Branch Design Is a Strategic Differentiator
Your branch is more than a service location- it’s a reflection of your institution’s reputation. Consumers notice when your space is modern and welcoming, influencing more than perception but also acquisition and retention. With 77% of consumers saying a relaxed atmosphere boosts confidence and 73% linking cleanliness to professionalism, even modest upgrades such as neutral paint, warm lighting, well-placed signage and local art can yield dividends in customer trust and wallet share. Start by evaluating your branch’s first impression. Is the entrance open and uncluttered? Simple things like changing the layout from time to time, moving furniture and signage also keep the space feeling fresh and innovative.
Through consistent measurement and experience tracking, you can create a powerful feedback loop, ensuring that your design investments correlate with stronger satisfaction scores, higher cross-sell rates and reduced attrition.

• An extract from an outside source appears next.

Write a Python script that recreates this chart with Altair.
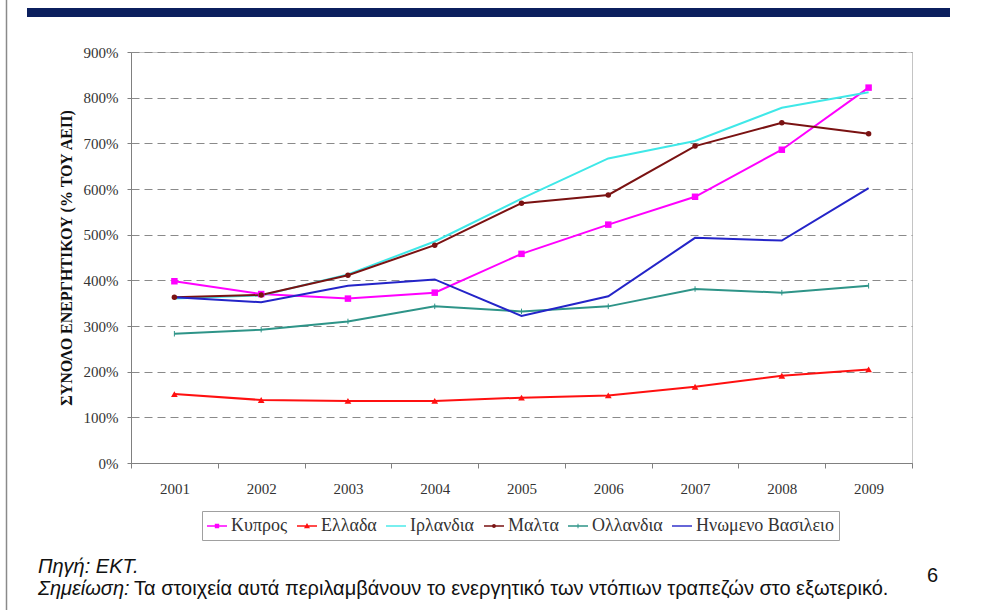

When you understand how consumers see your brand compared to competitors, you can pinpoint the specific elements driving consideration higher. A modern branch not only looks good and satisfies customers, but it also strengthens your competitive position for new business.

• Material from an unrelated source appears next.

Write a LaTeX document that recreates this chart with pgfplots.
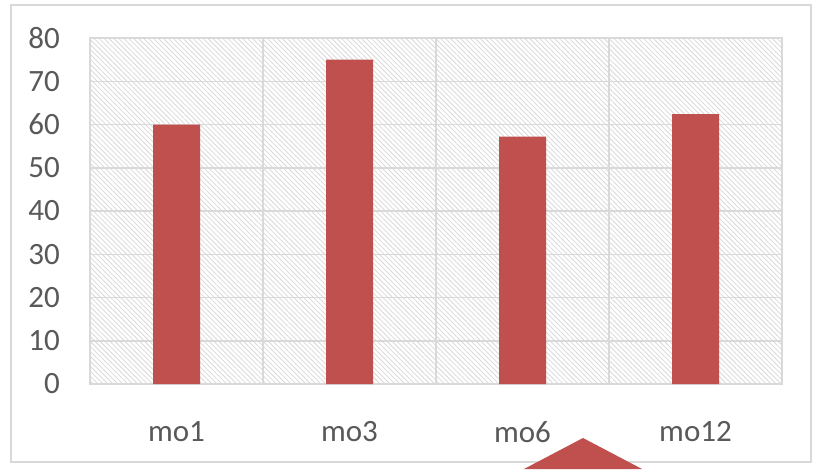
\documentclass[border=0pt]{standalone}
\usepackage{fontspec}
\setmainfont{Carlito}
\usepackage{pgfplots}
\pgfplotsset{compat=1.18}
\usetikzlibrary{patterns.meta}
\definecolor{barred}{HTML}{C0504D}
\definecolor{gridc}{HTML}{D9D9D9}
\definecolor{txt}{HTML}{595959}
\begin{document}
\begin{tikzpicture}[x=1pt,y=1pt]
\useasboundingbox (0,0) rectangle (817,469);
\fill[white] (0,0) rectangle (817,469);
\draw[gridc, line width=2pt] (11,7) rectangle (811,464);
\begin{axis}[
  at={(90pt,85pt)}, anchor=south west, scale only axis,
  width=692pt, height=346pt,
  xmin=0.5, xmax=4.5, ymin=0, ymax=80,
  ybar, bar width=47pt,
  xtick={1,2,3,4}, xticklabels={mo1,mo3,mo6,mo12},
  minor xtick={1.5,2.5,3.5},
  ytick={0,10,...,80},
  ymajorgrids, xminorgrids,
  major grid style={gridc, line width=1.5pt},
  minor grid style={gridc, line width=1.5pt},
  axis line style={gridc, line width=1.5pt},
  tick style={draw=none},
  /pgf/number format/assume math mode=true,
  ticklabel style={font=\fontsize{31}{34}\selectfont, text=txt, inner sep=0pt},
  yticklabel style={anchor=east, xshift=-30pt},
  xticklabel style={anchor=north, yshift=-33pt},
  axis background/.style={preaction={fill=white}, pattern={Lines[angle=-45,distance=3.5pt,line width=0.8pt]}, pattern color=black!15},
]
\addplot[fill=barred, draw=none] coordinates {(1,60) (2,75) (3,57.2) (4,62.4)};
\end{axis}
\fill[barred] (524,0) -- (583,31) -- (642,0) -- cycle;
\end{tikzpicture}
\end{document}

Digital and Self Service Should Complement, Not Compete
Although 95% of transactions at major institutions such as Bank of America are digital, branches still drive the most profitable relationships. Our research shows that while digital channels are preferred for simple tasks, customers still seek human guidance for complex, high-value decisions such as mortgages or business loans. Millennials, for example, prefer kiosks for routine tasks more regularly than any other group. Banks that blend digital convenience with in-person expertise reduce friction and increase conversion.
Return on investment comes from both efficiency and loyalty. For instance, optimizing your interactive teller machine and automated teller machine (ITM/ATM) placement can lower staffing costs while queue systems shorten wait times. Digital displays in the branch open new cross-selling channels. Measuring the return on technology adoption should focus on brand awareness, ensuring that technology builds brand trust rather than becoming a sunk cost. When customers feel your self-service options are more intuitive than competitors’, your brand can build on that positive word-of-mouth.
People Remain Your Strongest Brand Ambassadors
Eighty percent of Gen Z and Millennials prefer human interaction when something goes wrong, according to our recent focus group results. Staff who are empathetic and knowledgeable can turn routine service into long-term loyalty. Investing in employee training in things like identifying potential opportunities to help the customer, and tools like artificial intelligence-driven knowledge systems, drives measurable returns through higher net promoter scores (NPS), stronger retention and improved sales productivity.
Monitoring how customers describe interactions, using words like friendly, helpful and trustworthy, quantifies whether employees are delivering on your brand promise and creating advocacy that grows market share. Empathetic, well-trained staff are the ultimate competitive advantage, creating a human connection that digital-only competitors can never replicate.
The Leadership Imperative
Branch revitalization requires targeted investments linked to ROI — not large budgets. CEOs must align branch design, digital strategy and staffing to foster trust, retain customers and drive growth. The challenge is not simply keeping pace with evolving consumer expectations but leading your team to anticipate them.
The institutions that will define the next decade are those willing to view their branch network as a living, breathing asset. It is an ecosystem that continually adapts to customer behavior, community needs and technological advances. Every design refresh, every technology investment and every staff training program is a signal to the market about your bank’s priorities.
As demographic shifts accelerate and competitors blur the lines between digital and physical engagement, bank leaders have an opportunity to position their banks as trusted anchors in a changing landscape. The ultimate competitive advantage will not come from reacting to disruption but from shaping the customer experience of the future with clarity, foresight and purpose. Ensuring that the branch is somewhere that customers want to visit and get the guidance they desire is a good starting place.